AIM OF THE EXERCISE =>
Print exactly the lines running from the one that holds "Write a component" through the one that holds "import * as", please, and leave the pictures out.

— start of GIVEN DATA —

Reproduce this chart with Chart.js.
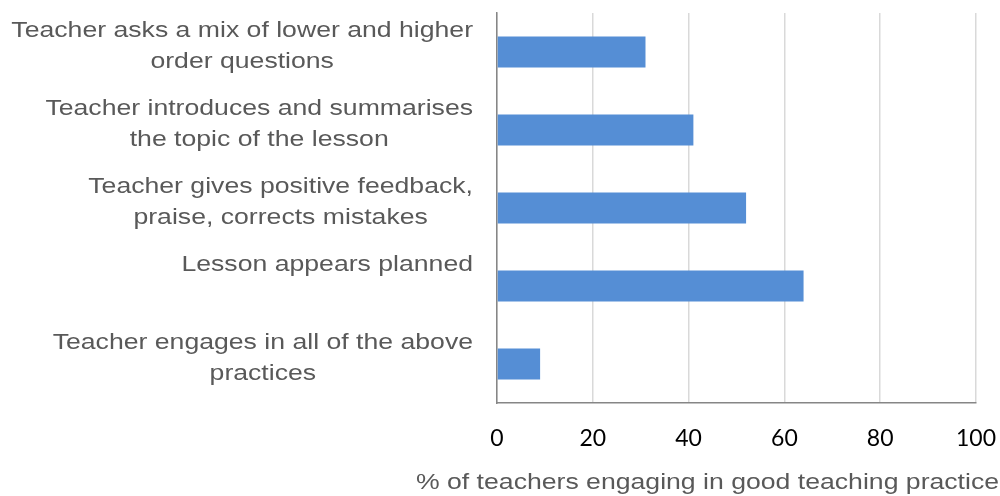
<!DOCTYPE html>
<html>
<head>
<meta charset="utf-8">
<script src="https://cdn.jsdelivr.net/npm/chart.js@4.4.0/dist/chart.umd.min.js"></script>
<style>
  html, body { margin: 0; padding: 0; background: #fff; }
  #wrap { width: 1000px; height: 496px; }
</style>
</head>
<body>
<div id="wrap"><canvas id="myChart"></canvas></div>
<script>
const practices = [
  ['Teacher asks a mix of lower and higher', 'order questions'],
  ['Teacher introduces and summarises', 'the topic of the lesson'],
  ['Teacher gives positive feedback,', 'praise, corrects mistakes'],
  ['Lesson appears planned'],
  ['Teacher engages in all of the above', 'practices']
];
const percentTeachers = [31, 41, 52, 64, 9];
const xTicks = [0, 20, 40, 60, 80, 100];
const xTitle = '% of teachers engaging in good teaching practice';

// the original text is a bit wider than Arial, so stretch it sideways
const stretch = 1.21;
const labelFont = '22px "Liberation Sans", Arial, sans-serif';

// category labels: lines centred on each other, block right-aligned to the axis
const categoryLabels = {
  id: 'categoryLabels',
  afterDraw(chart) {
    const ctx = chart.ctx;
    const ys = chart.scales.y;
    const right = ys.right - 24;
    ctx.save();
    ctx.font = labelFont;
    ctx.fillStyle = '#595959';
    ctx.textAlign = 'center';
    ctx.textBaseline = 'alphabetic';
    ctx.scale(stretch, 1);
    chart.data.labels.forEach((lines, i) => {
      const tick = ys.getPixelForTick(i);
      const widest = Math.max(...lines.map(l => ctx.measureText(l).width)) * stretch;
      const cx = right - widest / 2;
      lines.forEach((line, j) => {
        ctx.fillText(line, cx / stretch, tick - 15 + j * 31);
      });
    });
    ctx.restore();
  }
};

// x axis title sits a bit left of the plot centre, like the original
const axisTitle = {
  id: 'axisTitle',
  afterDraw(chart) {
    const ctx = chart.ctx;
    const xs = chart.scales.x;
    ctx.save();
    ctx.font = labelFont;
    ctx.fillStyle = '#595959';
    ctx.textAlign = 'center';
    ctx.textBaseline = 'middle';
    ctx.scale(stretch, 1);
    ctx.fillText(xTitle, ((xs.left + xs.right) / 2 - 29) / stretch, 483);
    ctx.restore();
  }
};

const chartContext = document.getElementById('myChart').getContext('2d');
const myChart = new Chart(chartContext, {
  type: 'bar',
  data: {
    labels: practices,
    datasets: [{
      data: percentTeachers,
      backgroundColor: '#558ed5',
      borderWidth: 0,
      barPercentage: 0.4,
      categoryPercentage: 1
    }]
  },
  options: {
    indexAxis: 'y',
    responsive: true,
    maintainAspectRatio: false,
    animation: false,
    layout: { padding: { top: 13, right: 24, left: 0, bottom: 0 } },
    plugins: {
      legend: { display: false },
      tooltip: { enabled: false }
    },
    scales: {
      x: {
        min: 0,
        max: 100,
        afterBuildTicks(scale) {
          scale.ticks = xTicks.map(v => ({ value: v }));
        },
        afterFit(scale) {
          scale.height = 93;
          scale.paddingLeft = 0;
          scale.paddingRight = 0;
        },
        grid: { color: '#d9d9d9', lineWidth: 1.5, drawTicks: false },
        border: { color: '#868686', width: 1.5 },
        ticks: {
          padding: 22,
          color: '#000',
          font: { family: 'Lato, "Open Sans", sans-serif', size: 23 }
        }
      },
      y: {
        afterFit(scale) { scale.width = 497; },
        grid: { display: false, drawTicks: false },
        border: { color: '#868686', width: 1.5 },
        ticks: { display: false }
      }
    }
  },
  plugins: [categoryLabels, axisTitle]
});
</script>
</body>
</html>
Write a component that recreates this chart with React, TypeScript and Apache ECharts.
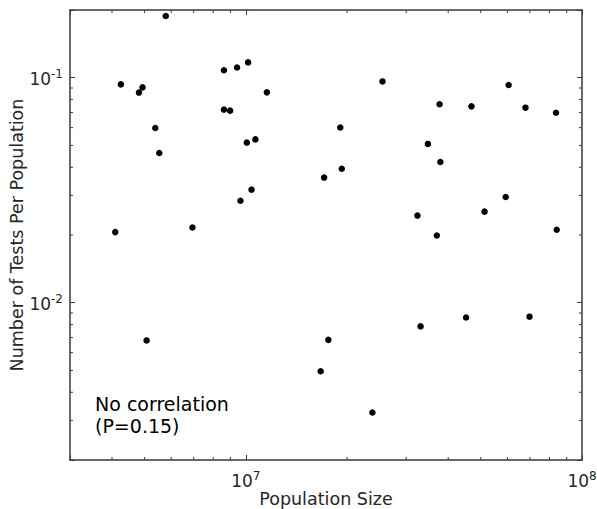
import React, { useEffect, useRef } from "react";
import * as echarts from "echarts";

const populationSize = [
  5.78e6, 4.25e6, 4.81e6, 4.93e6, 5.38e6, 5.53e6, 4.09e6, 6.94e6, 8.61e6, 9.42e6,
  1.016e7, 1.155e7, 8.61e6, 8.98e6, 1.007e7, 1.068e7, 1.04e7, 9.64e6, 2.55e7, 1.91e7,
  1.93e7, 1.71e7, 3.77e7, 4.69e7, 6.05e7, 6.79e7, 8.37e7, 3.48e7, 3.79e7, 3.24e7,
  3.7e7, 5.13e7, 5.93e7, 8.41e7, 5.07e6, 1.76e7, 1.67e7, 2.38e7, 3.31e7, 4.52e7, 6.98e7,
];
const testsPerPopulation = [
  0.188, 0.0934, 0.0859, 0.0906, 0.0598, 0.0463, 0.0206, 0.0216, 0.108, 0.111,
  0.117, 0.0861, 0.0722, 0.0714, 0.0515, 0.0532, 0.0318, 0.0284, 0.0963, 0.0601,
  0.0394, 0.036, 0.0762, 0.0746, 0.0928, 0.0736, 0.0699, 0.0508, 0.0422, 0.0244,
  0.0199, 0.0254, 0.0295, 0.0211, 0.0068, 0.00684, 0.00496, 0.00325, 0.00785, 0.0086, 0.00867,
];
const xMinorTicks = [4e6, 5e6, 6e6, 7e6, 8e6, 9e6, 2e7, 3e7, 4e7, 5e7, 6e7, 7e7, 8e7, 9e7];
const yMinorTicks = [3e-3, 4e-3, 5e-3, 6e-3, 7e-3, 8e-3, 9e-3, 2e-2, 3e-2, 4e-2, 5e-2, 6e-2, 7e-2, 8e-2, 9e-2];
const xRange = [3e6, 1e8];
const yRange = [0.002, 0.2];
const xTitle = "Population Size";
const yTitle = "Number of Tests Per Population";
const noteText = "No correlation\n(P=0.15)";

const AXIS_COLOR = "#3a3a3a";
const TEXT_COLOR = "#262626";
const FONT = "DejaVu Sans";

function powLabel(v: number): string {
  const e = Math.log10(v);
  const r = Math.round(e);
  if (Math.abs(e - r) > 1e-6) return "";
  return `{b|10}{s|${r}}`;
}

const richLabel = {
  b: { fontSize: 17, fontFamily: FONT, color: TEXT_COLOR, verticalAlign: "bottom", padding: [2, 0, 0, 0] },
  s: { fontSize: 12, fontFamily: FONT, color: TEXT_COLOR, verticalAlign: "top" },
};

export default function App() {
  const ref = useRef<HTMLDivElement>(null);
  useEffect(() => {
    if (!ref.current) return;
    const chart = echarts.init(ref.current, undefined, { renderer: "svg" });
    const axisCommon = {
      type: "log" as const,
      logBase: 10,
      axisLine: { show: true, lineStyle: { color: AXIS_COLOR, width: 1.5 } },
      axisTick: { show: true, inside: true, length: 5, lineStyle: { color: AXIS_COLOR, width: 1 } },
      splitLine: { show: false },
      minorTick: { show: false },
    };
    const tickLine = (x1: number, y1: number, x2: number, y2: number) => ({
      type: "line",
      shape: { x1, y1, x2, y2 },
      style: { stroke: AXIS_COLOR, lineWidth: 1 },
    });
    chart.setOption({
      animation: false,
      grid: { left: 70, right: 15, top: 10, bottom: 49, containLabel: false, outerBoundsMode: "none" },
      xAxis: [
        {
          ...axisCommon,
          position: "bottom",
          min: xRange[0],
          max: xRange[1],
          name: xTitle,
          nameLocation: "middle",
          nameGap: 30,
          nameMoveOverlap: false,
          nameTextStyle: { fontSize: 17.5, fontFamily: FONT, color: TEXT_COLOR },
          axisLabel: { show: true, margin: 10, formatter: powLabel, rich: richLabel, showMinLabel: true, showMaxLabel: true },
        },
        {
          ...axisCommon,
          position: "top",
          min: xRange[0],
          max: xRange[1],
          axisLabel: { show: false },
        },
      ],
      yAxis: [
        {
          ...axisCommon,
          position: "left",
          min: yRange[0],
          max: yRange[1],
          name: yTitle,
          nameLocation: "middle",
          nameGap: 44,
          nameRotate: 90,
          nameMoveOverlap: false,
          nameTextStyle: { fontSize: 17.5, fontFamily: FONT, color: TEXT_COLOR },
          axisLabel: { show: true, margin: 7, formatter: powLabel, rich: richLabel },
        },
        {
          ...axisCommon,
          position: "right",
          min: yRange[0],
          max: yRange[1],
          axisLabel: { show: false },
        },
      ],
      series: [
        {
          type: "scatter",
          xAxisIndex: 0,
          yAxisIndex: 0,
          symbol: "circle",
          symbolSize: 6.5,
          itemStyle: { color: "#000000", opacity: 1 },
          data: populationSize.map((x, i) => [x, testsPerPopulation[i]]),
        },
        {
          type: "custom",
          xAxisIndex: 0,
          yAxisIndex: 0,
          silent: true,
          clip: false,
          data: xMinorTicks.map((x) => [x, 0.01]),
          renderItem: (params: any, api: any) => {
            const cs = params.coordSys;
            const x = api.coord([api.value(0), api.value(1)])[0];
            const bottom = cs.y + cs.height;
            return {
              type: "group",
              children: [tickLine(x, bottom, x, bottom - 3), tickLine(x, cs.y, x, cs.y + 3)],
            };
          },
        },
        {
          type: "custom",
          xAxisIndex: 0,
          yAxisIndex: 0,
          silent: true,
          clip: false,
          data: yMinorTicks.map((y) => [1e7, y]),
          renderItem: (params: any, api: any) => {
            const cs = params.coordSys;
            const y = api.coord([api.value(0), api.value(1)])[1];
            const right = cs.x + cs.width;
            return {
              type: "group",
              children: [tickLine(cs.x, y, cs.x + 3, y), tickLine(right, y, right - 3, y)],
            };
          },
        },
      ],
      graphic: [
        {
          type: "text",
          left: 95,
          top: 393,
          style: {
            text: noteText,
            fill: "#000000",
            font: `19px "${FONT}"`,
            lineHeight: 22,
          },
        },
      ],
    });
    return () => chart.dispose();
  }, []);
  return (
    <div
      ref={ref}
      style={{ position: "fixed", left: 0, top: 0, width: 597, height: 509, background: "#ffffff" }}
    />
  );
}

— end of GIVEN DATA —

THE OUTPUT =>
Write a component that recreates this chart with React, TypeScript and Apache ECharts.
import React, { useEffect, useRef } from "react";
import * as echarts from "echarts";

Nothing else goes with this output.